Und wie oft Du heute schon aufs Klo gerannt bist! Sitzt einfach da auf der Klobrille und starrst die Regale an. Du hast hier mal gewohnt. Es sieht hier immer noch so aus, wie vor fünfzehn Jahren. Glaubst Du jedenfalls. Da draußen hinterm Haus hast du deine Kindheit verbracht. Zu der Zeit standen dort noch keine Häuser. Nur Wiesen, Felder, ein paar Pferde. Der Wald, in dem ihr Hütten gebaut habt. Die Maisfelder, in denen du zum ersten Mal geraucht hast. Seltsam, du kannst dich kaum dran erinnern. Du denkst an Fotoalben, und einiges fällt dir wieder ein. Aber das meiste ist weg, unwiederruflich gelöscht.
(...)
Shiny Happy People. Kreidefresser. Seifenblasentrinker. John Lennons warme Waffe: Lächeln lächeln lächeln.
Es ist völlig surreal, dass du hier mal gelebt haben sollst. Wie ein Film, den du einst im Kino gesehen und längst vergessen hast. Du fühlst dich wie ein Eindringling. Wie ein Alien von einem anderen Stern. Du hast Tränen in den Augen. Wenn du nicht wüsstest, dass ihr heute Abend noch probt, würde dir auf der Stelle der Kopf platzen. Du willst zu deinen Jungs in den Proberaum und Krach machen. Oder auf Tour fahren. Einfach in Bewegung sein. Keine Wurzeln haben.
Und du willst nicht mal die Ruhe stören. Du willst nur einfach nicht dazugehören.«


Nagel, "Wo die wilden Maden graben"
Ventil Verlag 2oo7.


Beko:
Das ich viel lese, ist bekannt. Aber selten hat mich ein Buch derart begeistert, wie "Wo die wilden Maden graben" vom Muff Potter-Gitarristen und -sänger Nagel. Schon lange her, dass ich ein Buch innerhalb eines Tages durchlas.
Muff Potter haben sich vielleicht zur wichtigsten Band meines Lebens avanciert, auf jeden Fall schallten in den letzten vier Jahren vergleichsweise wohl kaum so viele Lieder einer anderen Band durch die Boxen meiner Anlage, durch die Kopfhörer meines Walkman oder MP3-Players.
Ich kenne sie seit den späten 90ern und habe mich - ich erinnere an die Dorfhölle, aus der ich stamme; ich berichtete mehrmals an anderer Stelle in diesem Blog - immer mehr in ihren Songs wiedergefunden: I ♥ Fahrtwind, Vom Streichholz und den Motten, Auf der Bordsteinkante nachts um halb eins, Antifamilia,... - alles sprach dieselbe Sprache, jene meines Geistes und Gefühls: Irgendwie nur raus. Weg von dem.

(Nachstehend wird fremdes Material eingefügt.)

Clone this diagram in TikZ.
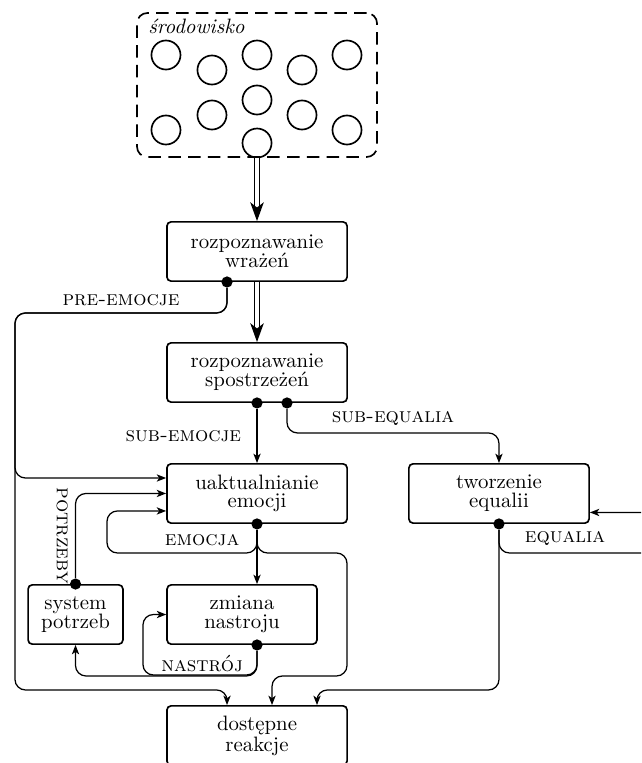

Ein fantastisches Buch. Würde man soweit gehen, es als Tourtagebuch zu bezeichnen (was es nicht ist ... es ist und bleibt ein Roman, wenngleich wohl sehr authentisch), so würde ich es als bestes Tourtagebuch nach "Get in the van: On the road with Black Flag" bezeichnen, knapp vor "Wir könnten gute Freunde werden - Die Tocotronic Tourtagebücher" von Thees Uhlmann.
Kaufen, lesen, mögen, wieder lesen, lieben.